24. It is to be noted that during pendency of the present Writ Petition, the interim relief that was granted by the School Tribunal during pendency of the Appeal before it had been continued. Similarly, by orders dated 14.08.2013 and 29-10-2013 passed in Writ Petition No.1623/2013, various directions were issued after hearing all parties in the matter of payment of salary to the petitioner. It is, therefore clear that as on date the petitioner continues in employment and hence said arrangement shall continue till aforesaid appeal is finally decided and thereafter for a period of two weeks from the date of judgment of the School Tribunal in case the same is adverse to the appellant.

25. In view of the aforesaid the following order is passed:

a] The impugned judgment dated 01.03.2013 passed by the learned Presiding Officer, School Tribunal Nagpur in Appeal No.STN-55 of 2012 is set aside.

b] The proceedings are remitted to the School Tribunal for deciding the same afresh in accordance with law and by taking into account the observations made herein and especially paras 22 and 23. It is clarified that the School Tribunal shall independently decide aforesaid appeal without being influenced by any observations made in this judgment as said observations have been made only for the purposes of adjudicating the present Writ Petitions. Parties to the appeal are at liberty to amend their pleadings in the facts of the case. The School Tribunal shall endeavour to decide the appeal expeditiously.

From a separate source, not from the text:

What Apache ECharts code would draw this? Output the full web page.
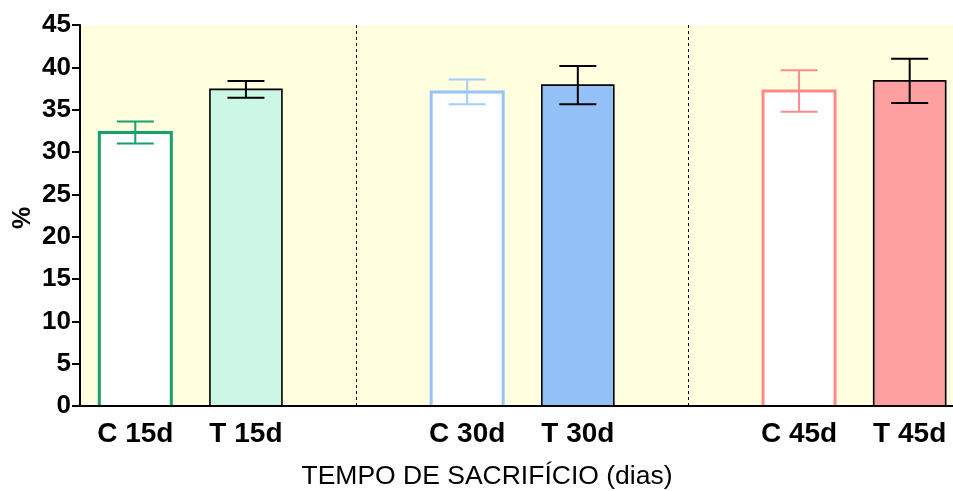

c] The petitioner shall continue in employment in terms of interim directions issued in the Writ Petition filed by the appellant and as clarified by order dated 14.08.2013 passed in Writ Petition No.1623/2013. It is further directed that in case any adverse order is passed in the appeal, the same shall not be acted upon for a period of 15 days from the date of the judgment of the School Tribunal.

d] Rule is made absolute in Writ Petition No.1623/2013 in aforesaid terms. Rule in Writ Petition No.2279/2013 stands disposed of in terms of what has been held herein above. All pending civil applications also stand disposed of. No costs.